The severity of recent storms in the U.S. has sparked many companies to review and revise their disaster recovery plans. Fortunately, Seattle-based Grange Insurance Group ($1.5 billion in assets) has never had to initiate its disaster recovery plans, but the property and casualty insurer knew that its outdated tape backup system, which was putting undue strain on company resources, probably would not provide adequate access to backup data following an earthquake or a volcanic eruption, according to Dale Caldwell, Grange's systems programmer.
It took four hours or more for Grange to copy each day's data to tapes, and the processing would bump up against the insurer's overnight batch processing needed for the next day's business, creating a capacity problem for the carrier's IBM (Armonk, N.Y.) 2003-215 mainframe, which was utilized for both batch processing at night and real-time processing during the day. "There would be many days when we couldn't bring up [the mainframe] on time in the morning because the tape backups had taken so long, which in turn delayed our nightly batch processing run," Caldwell explains.

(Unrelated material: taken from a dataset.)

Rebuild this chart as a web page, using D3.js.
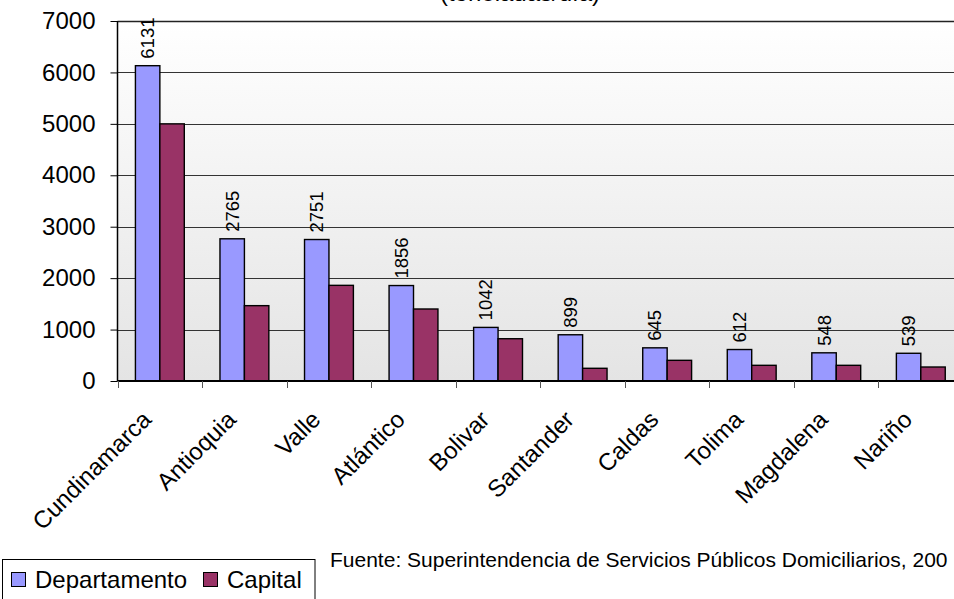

Furthermore, on average, Grange shipped 40 tapes twice a week to a storage facility 10 miles away, according to Caldwell. "Volume was a real issue," he says. And, given Grange's proximity to the storage facility, the company was concerned that in the event of a regionwide disaster, there was a chance that the backup tape storage site would be inaccessible, Caldwell adds.
So, in 2003, the insurer added a proprietary disaster recovery site in Spokane, Wash., about 230 miles from the corporate headquarters, that utilized Double-Take replication technology from NSI Software (Hoboken, N.J.). While the solution would replicate any newer open storage data (i.e., anything on the insurer's Microsoft -based [Redmond, Wash.], client/server applications), it still didn't address the tape management and storage issue for mainframe data. "Double-Take doesn't speak IBM, so we were still looking for some type of disaster recovery scenario that would eliminate the tapes," Caldwell explains. A secondary issue was the cost to store the tapes - about $1,000 a month, he notes.
So Grange continued to look at replication solutions that would solve the storage challenges and provide more immediate access to backup data. The insurer finally settled on Bus-Tech's (Burlington, Mass.) Mainframe Appliance for Storage (MAS), which was added in December 2004. The appliance translates the mainframe information into a "Windows-like" format that Double-Take then can replicate, Caldwell relates. Installation of the mainframe-attached storage device involved interfacing the Dell (Round Rock, Texas) server that acts as the appliance to the legacy mainframe at the headquarters and the disaster recovery site, a process that took about two hours, he continues.
Data is transmitted to the open disk storage system housed in the MAS appliance via built-in dual gigabit Ethernet ports, and backup data is created in just two hours. Replication occurs almost immediately at the disaster recovery site, according to Caldwell. "The MAS has made a big difference to my work schedule," he says. "It's a very good solution for us."
To test the disaster recovery solution, Caldwell has disconnected the Seattle and Spokane sites and run each for a day on its own, relates Caldwell, who reports that he also tests parts of the system on a quarterly basis, all with satisfactory results.
Case Study Profile
Grange Insurance Group (Seattle; $1.5 billion in assets).
Lines Of Business
Property and casualty insurance.
Mainframe Appliance for Storage (MAS) from Bus-Tech (Burlington, Mass.) and Double-Take data replication technology from NSI Software (Hoboken, N.J.).
Eliminate complexity and cost of tape cartridge data storage while providing a viable disaster recovery solution.